- **Goal of the exercise**
Do not include the pictures; repeat the rest of the data exactly.

- **Provided material**
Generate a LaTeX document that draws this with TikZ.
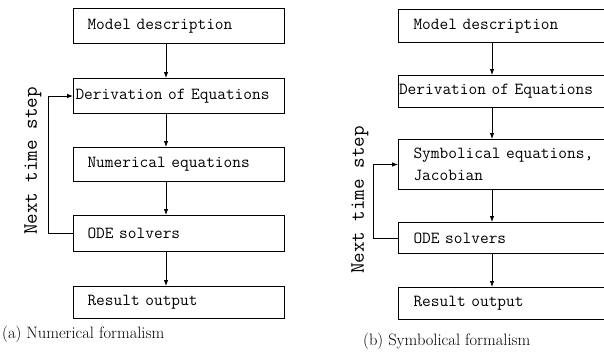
\documentclass[tikz,border=0pt]{standalone}
\usepackage{fontspec}
\usetikzlibrary{arrows.meta}
\tikzset{
  stepbox/.style={draw, line width=1pt, anchor=north west, align=left,
    inner ysep=0pt, font=\ttfamily\fontsize{16.9}{22}\selectfont},
  flow/.style={line width=0.8pt, -{Latex[length=6pt,width=4.5pt]}},
  sidelabel/.style={rotate=90, font=\ttfamily\fontsize{20.5}{24}\selectfont},
  captionlabel/.style={anchor=base west, font=\fontsize{16.5}{20}\selectfont, inner sep=0pt}
}
\begin{document}
\begin{tikzpicture}[x=1pt,y=-1pt]
\useasboundingbox (0,0) rectangle (604,351);
\clip (0,0) rectangle (604,351);
% left panel
\node[stepbox, inner xsep=14pt, text width=183pt, minimum height=35pt] (b1) at (73,8) {Model description};
\node[stepbox, inner xsep=2pt, text width=207pt, minimum height=35pt] (b2) at (73,78) {Derivation of Equations};
\node[stepbox, inner xsep=14pt, text width=183pt, minimum height=34pt] (b3) at (73,147) {Numerical equations};
\node[stepbox, inner xsep=14pt, text width=183pt, minimum height=36pt] (b4) at (73,215) {ODE solvers};
\node[stepbox, inner xsep=14pt, text width=183pt, minimum height=32pt] (b5) at (73,286) {Result output};
\coordinate (axL) at (166,0);
\draw[flow] (b1.south -| axL) -- (b2.north -| axL);
\draw[flow] (b2.south -| axL) -- (b3.north -| axL);
\draw[flow] (b3.south -| axL) -- (b4.north -| axL);
\draw[flow] (b4.south -| axL) -- (b5.north -| axL);
\coordinate (loopL) at (48,0);
\draw[flow] (b4.west) -- (b4.west -| loopL) -- (b2.west -| loopL) -- (b2.west);
\node[sidelabel] (nL) at (33,161) {Next time step};
\node[captionlabel] (capL) at (2,338) {(a) Numerical formalism};
% right panel
\node[stepbox, inner xsep=15pt, text width=190pt, minimum height=33pt] (r1) at (398,9) {Model description};
\node[stepbox, inner xsep=0.5pt, text width=219pt, minimum height=32pt] (r2) at (398,75) {Derivation of Equations};
\node[stepbox, inner xsep=15pt, text width=190pt, minimum height=50pt] (r3) at (398,139) {Symbolical equations,\\Jacobian};
\node[stepbox, inner xsep=15pt, text width=190pt, minimum height=31pt] (r4) at (398,222) {ODE solvers};
\node[stepbox, inner xsep=15pt, text width=190pt, minimum height=32pt] (r5) at (398,287) {Result output};
\coordinate (axR) at (492,0);
\draw[flow] (r1.south -| axR) -- (r2.north -| axR);
\draw[flow] (r2.south -| axR) -- (r3.north -| axR);
\draw[flow] (r3.south -| axR) -- (r4.north -| axR);
\draw[flow] (r4.south -| axR) -- (r5.north -| axR);
\coordinate (loopR) at (373,0);
\draw[flow] (r4.west) -- (r4.west -| loopR) -- (r3.west -| loopR) -- (r3.west);
\node[sidelabel] (nR) at (360,200) {Next time step};
\node[captionlabel] (capR) at (363,345) {(b) Symbolical formalism};
\end{tikzpicture}
\end{document}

- **Problem solution**
Generate a LaTeX document that draws this with TikZ.
\documentclass[tikz,border=0pt]{standalone}
\usepackage{fontspec}
\usetikzlibrary{arrows.meta}
\tikzset{
  stepbox/.style={draw, line width=1pt, anchor=north west, align=left,
    inner ysep=0pt, font=\ttfamily\fontsize{16.9}{22}\selectfont},
  flow/.style={line width=0.8pt, -{Latex[length=6pt,width=4.5pt]}},
  sidelabel/.style={rotate=90, font=\ttfamily\fontsize{20.5}{24}\selectfont},
  captionlabel/.style={anchor=base west, font=\fontsize{16.5}{20}\selectfont, inner sep=0pt}
}
\begin{document}
\begin{tikzpicture}[x=1pt,y=-1pt]
\useasboundingbox (0,0) rectangle (604,351);
\clip (0,0) rectangle (604,351);
% left panel
\node[stepbox, inner xsep=14pt, text width=183pt, minimum height=35pt] (b1) at (73,8) {Model description};
\node[stepbox, inner xsep=2pt, text width=207pt, minimum height=35pt] (b2) at (73,78) {Derivation of Equations};
\node[stepbox, inner xsep=14pt, text width=183pt, minimum height=34pt] (b3) at (73,147) {Numerical equations};
\node[stepbox, inner xsep=14pt, text width=183pt, minimum height=36pt] (b4) at (73,215) {ODE solvers};
\node[stepbox, inner xsep=14pt, text width=183pt, minimum height=32pt] (b5) at (73,286) {Result output};
\coordinate (axL) at (166,0);
\draw[flow] (b1.south -| axL) -- (b2.north -| axL);
\draw[flow] (b2.south -| axL) -- (b3.north -| axL);
\draw[flow] (b3.south -| axL) -- (b4.north -| axL);
\draw[flow] (b4.south -| axL) -- (b5.north -| axL);
\coordinate (loopL) at (48,0);
\draw[flow] (b4.west) -- (b4.west -| loopL) -- (b2.west -| loopL) -- (b2.west);
\node[sidelabel] (nL) at (33,161) {Next time step};
\node[captionlabel] (capL) at (2,338) {(a) Numerical formalism};
% right panel
\node[stepbox, inner xsep=15pt, text width=190pt, minimum height=33pt] (r1) at (398,9) {Model description};
\node[stepbox, inner xsep=0.5pt, text width=219pt, minimum height=32pt] (r2) at (398,75) {Derivation of Equations};
\node[stepbox, inner xsep=15pt, text width=190pt, minimum height=50pt] (r3) at (398,139) {Symbolical equations,\\Jacobian};
\node[stepbox, inner xsep=15pt, text width=190pt, minimum height=31pt] (r4) at (398,222) {ODE solvers};
\node[stepbox, inner xsep=15pt, text width=190pt, minimum height=32pt] (r5) at (398,287) {Result output};
\coordinate (axR) at (492,0);
\draw[flow] (r1.south -| axR) -- (r2.north -| axR);
\draw[flow] (r2.south -| axR) -- (r3.north -| axR);
\draw[flow] (r3.south -| axR) -- (r4.north -| axR);
\draw[flow] (r4.south -| axR) -- (r5.north -| axR);
\coordinate (loopR) at (373,0);
\draw[flow] (r4.west) -- (r4.west -| loopR) -- (r3.west -| loopR) -- (r3.west);
\node[sidelabel] (nR) at (360,200) {Next time step};
\node[captionlabel] (capR) at (363,345) {(b) Symbolical formalism};
\end{tikzpicture}
\end{document}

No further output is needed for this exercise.